Mehmet: Beycik’e ilk geldiğimizde bize pansiyonu gösteren amca, işte o Mehmet abi. Eski Arnavutköy’lü, yıllarca Almanya’da çalışmış ve 25 yıl önce Beycik’e tesadüfen gelip kalmış. Bize de sebep olmuş oldu. Köyün ortalamasına göre entelektüel, doğa aşığı bir adam. Üşenmez biz görelim diye ağustos böceği yakalar getirir, cebinden kuşlara verdiği çekirdeğini eksik etmez. Evi bizim pansiyonun tam karşısında, arada gelir laflarız ve hayret ederiz bu yaşta bu espri yeteneği nereden geliyor diye. Uzun boylu ve dimdiktir, kıyafette spor pantolon ve spor botlar tercih eder.
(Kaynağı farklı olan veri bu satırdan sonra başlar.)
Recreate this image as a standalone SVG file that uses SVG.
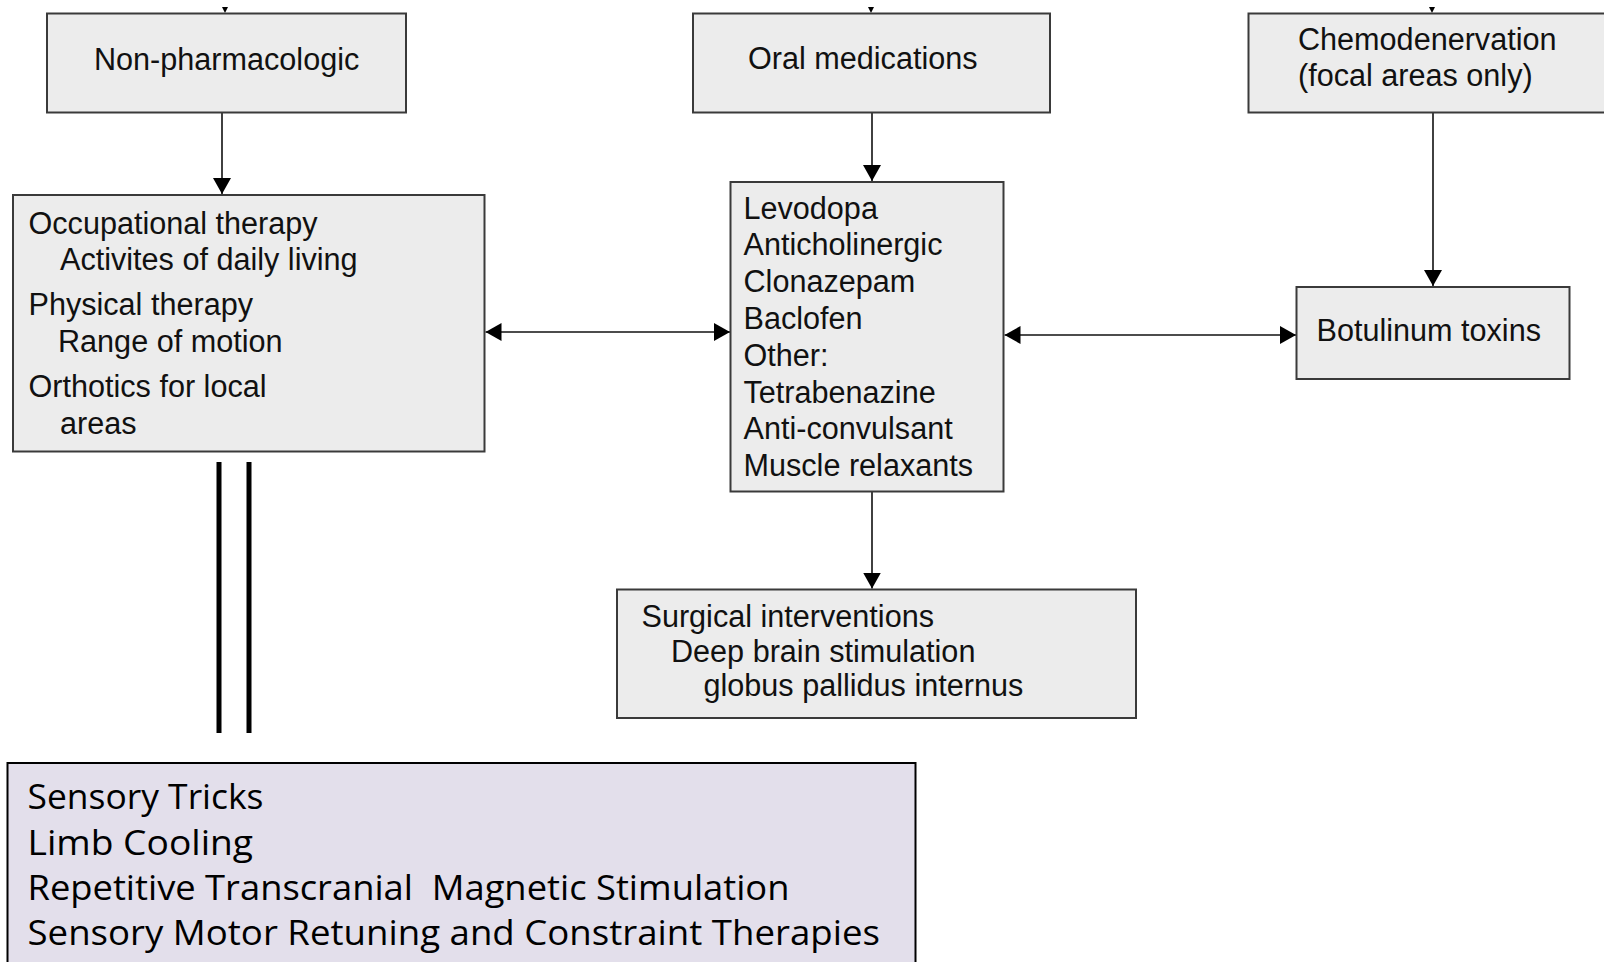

Hatice Gelin: Hatice teyze ve eşi üç yıl önce evlenmişler, el ele tüm köyü gezerler. Bir söyleyip üç gülen Hatice gelin, kocasına ilk eşi vefat ettikten sonra kaçmış, ki biz helal olsun diyoruz. Bu yaşta ve bu köyde görülebilecek örnek bir çift. Ama bana fazla aşkım deme, kocam kızacak 🙃
Ramazan: Uzun süre bir market işletmiş, sonra rehberlik işine girmiş ve dünyayı epey bir gezmiş Ramazan abi, şimdi Beycik’te bir İngiliz ve bir Avustralyalıyla yaşıyor. İngilizce müzik dinleyerek gönlümüzü kazanmış, bize şarkı ve film önererek tahtını sağlamlaştırmıştır. Feci de bir tavla oyuncusudur, Sülüman’ı genelde duman eder.
Kemal: Pek vakit geçiremesek de köyde bir yazar olduğu için mutluyuz. Arada gelip sigara böreği yer, ve yazdığı Kozmik 7 kitabından bahseder.
Gülden: İngilizce öğretmeni, Singapore İngiltere gezmiş ve elbette Beycik’de karar kılmış, tavukları ördekleri ve köpekleriyle yaşayan, tam bir hayvan sever.
Mahmut: Eski imam şimdi belediyede çalışan hocaya ne olursan ol gene git. İmam stereotipini yıkan, kendi elleriyle muhteşem bir ev yapan ve andan keyif almasını bilen bir adam.
Fazıl: Bizim ev sahibimiz, pek okumamış ama düşünmüş ve dolu dolu konuşan, yardımsever ve güler yüzlüdür. Arazileri için Fazıl dağı derler, burada kime sorsanız gösterir 😋. Bazen kendi gelmez, dünya tatlısı köpeği Lila gelir, önce bir patisini atar sandalyenizin kolçağına sonra yere yatar hadi beni sev diye.
Ali: Beycik’teki Avrupa topluluğundan Fransa temsilcisidir. Geçirdiği rahatsızlıktan ötürü pek konuşmasa da, tavla masasında döktürür, ender yenilir ve ben şahsen kendisiyle oynamayı hiç sevmem, insanda moral bırakmaz.
Hasan: Şair Hasan Çelik Turan, bazen çay içmeye uğrar ve hiç eli boş gelmez, kısmetimizde bazen üzüm, bazen adaçayı, erik ya da katmer olur. 85 yaşındaki ihtiyar delikanlıyı dağ tepe demez ayaklarına kuvvet yürür. Şiirlerini yazdığı defterini esirgemez, getirir okuyalım diye.